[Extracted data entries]

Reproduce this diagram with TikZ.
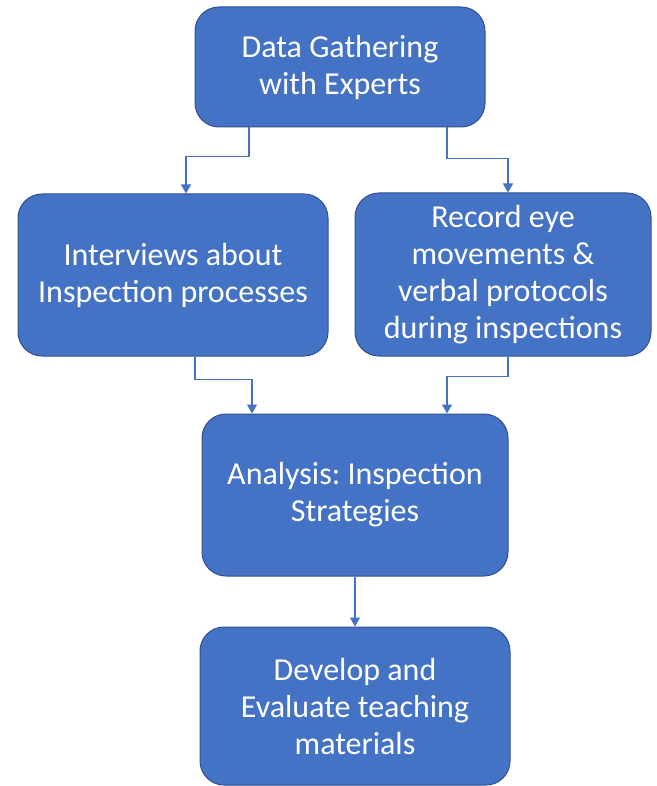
\documentclass[tikz,border=0pt]{standalone}
\usepackage{fontspec}
\setmainfont{Carlito}
\usetikzlibrary{arrows.meta}
\definecolor{boxfill}{HTML}{4472C4}
\definecolor{boxline}{HTML}{2F528F}
\frenchspacing
\begin{document}
\begin{tikzpicture}[x=1pt,y=-1pt,
    stepbox/.style={draw=boxline,line width=1pt,fill=boxfill,rounded corners=24pt,
      text=white,align=center,inner sep=0pt,
      font=\fontsize{32}{37}\selectfont},
    conn/.style={draw=boxfill,line width=1.2pt,-{Triangle[width=10pt,length=9pt]}}]
  \useasboundingbox (0,0) rectangle (656,786);
  \node[stepbox,minimum width=290pt,minimum height=120pt] (top) at (340,67)
    {Data Gathering\\with Experts};
  \node[stepbox,minimum width=310pt,minimum height=162pt] (left) at (173,275)
    {Interviews about\\Inspection processes};
  \node[stepbox,minimum width=296pt,minimum height=163pt] (right) at (503,274.5)
    {Record eye\\movements \&\\verbal protocols\\during inspections};
  \node[stepbox,minimum width=306pt,minimum height=162pt] (mid) at (355,495)
    {Analysis: Inspection\\Strategies};
  \node[stepbox,minimum width=310pt,minimum height=158pt] (bot) at (355,706)
    {Develop and\\Evaluate teaching\\materials};
  \begin{scope}
    \draw[conn] ([xshift=-91pt]top.south) -- ++(0,29) -| ([xshift=13pt]left.north);
    \draw[conn] ([xshift=107pt]top.south) -- ++(0,31) -| ([xshift=5pt]right.north);
    \draw[conn] ([xshift=22pt]left.south) -- ++(0,23) -| ([xshift=-103pt]mid.north);
    \draw[conn] ([xshift=5pt]right.south) -- ++(0,20) -| ([xshift=92pt]mid.north);
    \draw[conn] (mid.south) -- (bot.north);
  \end{scope}
\end{tikzpicture}
\end{document}
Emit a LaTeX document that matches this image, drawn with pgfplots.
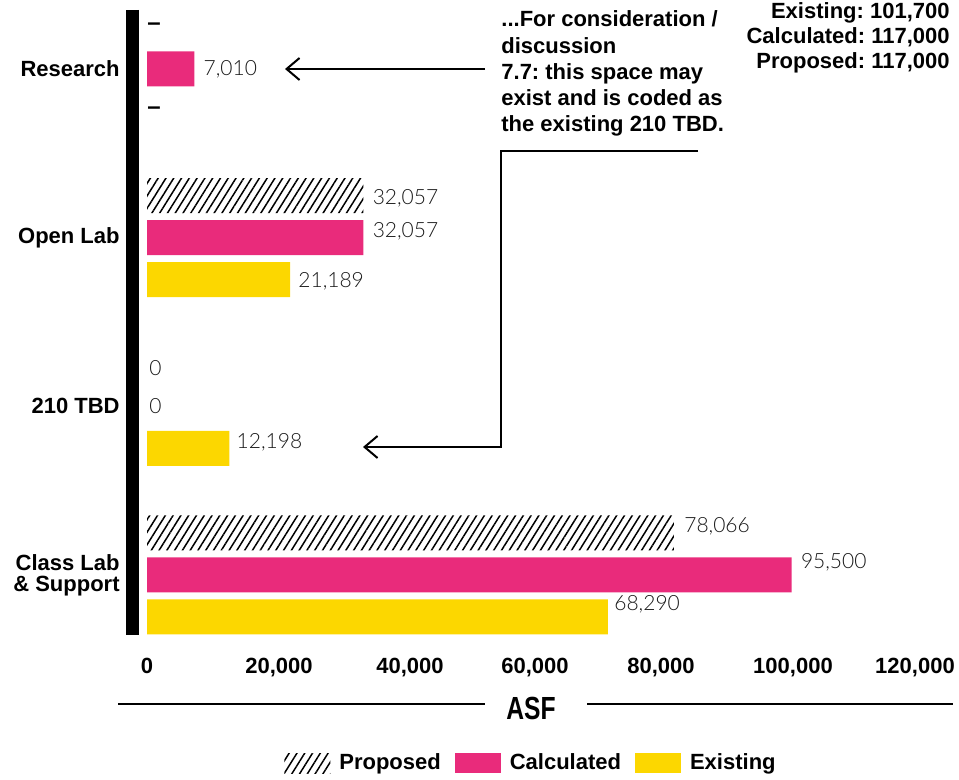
\documentclass[border=0pt]{standalone}
\usepackage{pgfplots}
\pgfplotsset{compat=1.18}
\usepackage{pgfplotstable}
\usetikzlibrary{patterns.meta,arrows.meta}
\usepackage{fontspec}
\setmainfont{Liberation Sans}
\newfontfamily\lightfont{Lato Light}
\newfontfamily\narrowfont[FakeStretch=0.77]{Liberation Sans}
\definecolor{pinkc}{RGB}{233,43,123}
\definecolor{yellc}{RGB}{252,215,0}
\newcommand\nd{{\normalfont\bfseries\fontsize{12}{13}\selectfont\color{black}–}}
\newcommand\bsz{\fontsize{11}{13}\selectfont}
\frenchspacing

% Proposed
\pgfplotstableread{
x y label dx dy
32057 2 32,057 4.5 -1.5
78066 0 78,066 5 3.5
}\proposed
\pgfplotstableread{
x y label dx dy
0 3 \nd{} 0 0
0 1 0 1 -1.75
}\proposedzero
% Calculated
\pgfplotstableread{
x y label dx dy
7010 3 7,010 4.5 0
32057 2 32,057 4.5 3
95500 0 95,500 4.5 6.25
}\calculated
\pgfplotstableread{
x y label dx dy
0 1 0 1 0
}\calculatedzero
% Existing
\pgfplotstableread{
x y label dx dy
21189 2 21,189 4 -1
12198 1 12,198 3.5 3
68290 0 68,290 3 6.25
}\existing
\pgfplotstableread{
x y label dx dy
0 3 \nd{} 0 0
}\existingzero

\begin{document}
\begin{tikzpicture}
\useasboundingbox (0,0) rectangle (479.5pt,-390pt);
\begin{axis}[
  at={(73.5pt,-5pt)}, anchor=north west,
  scale only axis, width=388.125pt, height=312.5pt,
  xmin=0, xmax=115000, ymin=-0.356, ymax=3.349,
  xbar, bar width=17.5pt,
  scaled x ticks=false,
  axis line style={draw=none}, major tick length=0pt,
  xtick={0,19556,38963,57481,76148,95704,113778},
  xticklabels={0,{20,000},{40,000},{60,000},{80,000},{100,000},{120,000}},
  xticklabel style={font=\bsz\bfseries, inner sep=0pt, anchor=north, yshift=-11.5pt},
  ytick={0,1,2,3},
  yticklabels={{Class Lab\\\& Support},{210 TBD},{Open Lab},{Research}},
  yticklabel style={font=\fontsize{11}{10.5}\selectfont\bfseries, align=right, inner sep=0pt, anchor=east, xshift=-13.5pt},
  xlabel={ASF},
  xlabel style={at={(axis description cs:0.4947,-0.1168)}, anchor=center, inner sep=0pt, font=\narrowfont\bfseries\fontsize{16}{18}\selectfont},
  nodes near coords,
  point meta=explicit symbolic,
  visualization depends on={\thisrow{dx}\as\dxv},
  visualization depends on={\thisrow{dy}\as\dyv},
  every node near coord/.append style={anchor=west, inner sep=0pt, font=\lightfont\fontsize{10.5}{12}\selectfont, text=black!90, xshift=\dxv pt, yshift=\dyv pt},
  legend columns=3,
  legend style={at={(axis description cs:0.4934,-0.2048)}, anchor=center, draw=none, fill=none, font=\bsz\bfseries, inner sep=0pt, nodes={inner sep=0pt},
    /tikz/every odd column/.append style={column sep=4.5pt},
    /tikz/every even column/.append style={column sep=7pt}},
  legend image code/.code={\fill[#1] (0pt,-5pt) rectangle (23pt,5pt);},
]
\addplot[draw=none, pattern={Lines[angle=58,distance=3.3pt,line width=0.75pt]}, pattern color=black, bar shift=21pt]
  table[x=x, y=y, meta=label]{\proposed};
\addplot[draw=none, fill=pinkc, bar shift=0pt]
  table[x=x, y=y, meta=label]{\calculated};
\addplot[draw=none, fill=yellc, bar shift=-21pt]
  table[x=x, y=y, meta=label]{\existing};
\legend{Proposed, Calculated, Existing}
% zero / missing values: labels only
\addplot[forget plot, draw=none, fill=none, bar shift=21pt]
  table[x=x, y=y, meta=label]{\proposedzero};
\addplot[forget plot, draw=none, fill=none, bar shift=0pt]
  table[x=x, y=y, meta=label]{\calculatedzero};
\addplot[forget plot, draw=none, fill=none, bar shift=-21pt]
  table[x=x, y=y, meta=label]{\existingzero};
\end{axis}
\begin{scope}[x=0.5pt, y=-0.5pt]
  \draw[line width=6.5pt] (132.5,10) -- (132.5,635);
  \draw[line width=1pt, -{Straight Barb[length=6.5pt,width=11pt,line width=1pt]}] (485,69) -- (285,69);
  \draw[line width=1pt, -{Straight Barb[length=6.5pt,width=11pt,line width=1pt]}] (698,151) -- (501,151) -- (501,447) -- (363,447);
  \draw[line width=1pt] (118,704) -- (485,704);
  \draw[line width=1pt] (587,704) -- (953,704);
  \begin{scope}[every node/.style={inner sep=0pt, font=\bsz\bfseries}]
    \node[anchor=base west] at (501,27) {...For consideration /};
    \node[anchor=base west] at (501,53.5) {discussion};
    \node[anchor=base west] at (501,80) {7.7: this space may};
    \node[anchor=base west] at (501,106) {exist and is coded as};
    \node[anchor=base west] at (501,132) {the existing 210 TBD.};
    \node[anchor=base east] at (950,18.5) {Existing: 101,700};
    \node[anchor=base east] at (950,43.5) {Calculated: 117,000};
    \node[anchor=base east] at (950,68.5) {Proposed: 117,000};
  \end{scope}
\end{scope}
\end{tikzpicture}
\end{document}
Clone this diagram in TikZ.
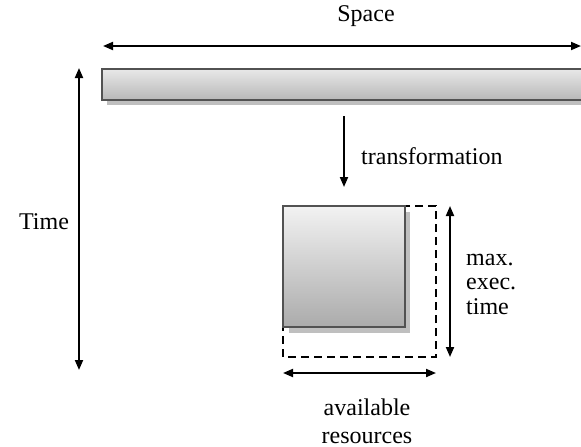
\documentclass[tikz,border=0pt]{standalone}
\usepackage{fontspec}
\setmainfont{Liberation Serif}
\usetikzlibrary{arrows.meta,shadows}
\begin{document}
\begin{tikzpicture}[x=1pt,y=-1pt,
  dim/.style={line width=1.9pt,{Triangle[length=10pt,width=8pt]}-{Triangle[length=10pt,width=8pt]}},
  flow/.style={line width=1.9pt,-{Triangle[length=10pt,width=8pt]}},
  block/.style={draw=black!68,line width=1.8pt},
  drop/.style={fill=black!25},
  label/.style={font=\fontsize{24}{28}\selectfont,inner sep=0pt}
]
\useasboundingbox (0,0) rectangle (581,447);
\clip (0,0) rectangle (581,447);

% space axis and the spatial bar
\coordinate (sl) at (103,46);
\coordinate (sr) at (581,46);
\draw[dim] (sl) -- (sr);
\node[label] (space) at (366,16) {Space};

\fill[drop] (107,74) rectangle (595,105);
\shade[top color=black!9,bottom color=black!28] (102,69) rectangle (595,100);
\draw[block] (102,69) rectangle (595,100);

% time axis
\coordinate (tt) at (79,68);
\coordinate (tb) at (79,370);
\draw[dim] (tt) -- (tb);
\node[label] (time) at (44,222) {Time};

% transformation
\coordinate (ft) at (344,116);
\coordinate (fb) at (344,187);
\draw[flow] (ft) -- (fb);
\node[label,anchor=west] (trans) at (361,156) {transformation};

% available envelope and the transformed block
\draw[line width=1.9pt,dash pattern=on 8pt off 5pt] (283,206) rectangle (436,357);
\fill[drop] (289,212) rectangle (410,333);
\shade[top color=black!5,bottom color=black!33] (283,206) rectangle (405,327);
\draw[block] (283,206) rectangle (405,327);

% limits
\coordinate (mt) at (450,206);
\coordinate (mb) at (450,357);
\draw[dim] (mt) -- (mb);
\node[label,anchor=west,align=left,font=\fontsize{24}{24.5}\selectfont] (maxt) at (466,284) {max.\\exec.\\time};

\coordinate (rl) at (283,373);
\coordinate (rr) at (436,373);
\draw[dim] (rl) -- (rr);
\node[label,align=center,font=\fontsize{24}{28}\selectfont] (res) at (367,421) {available\\resources};
\end{tikzpicture}
\end{document}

** PROBLEM TO WORK ON **
Of the lines in this data, how many contain "image"? Reply with only the number.

** SOLUTION TO THE PROBLEM **
2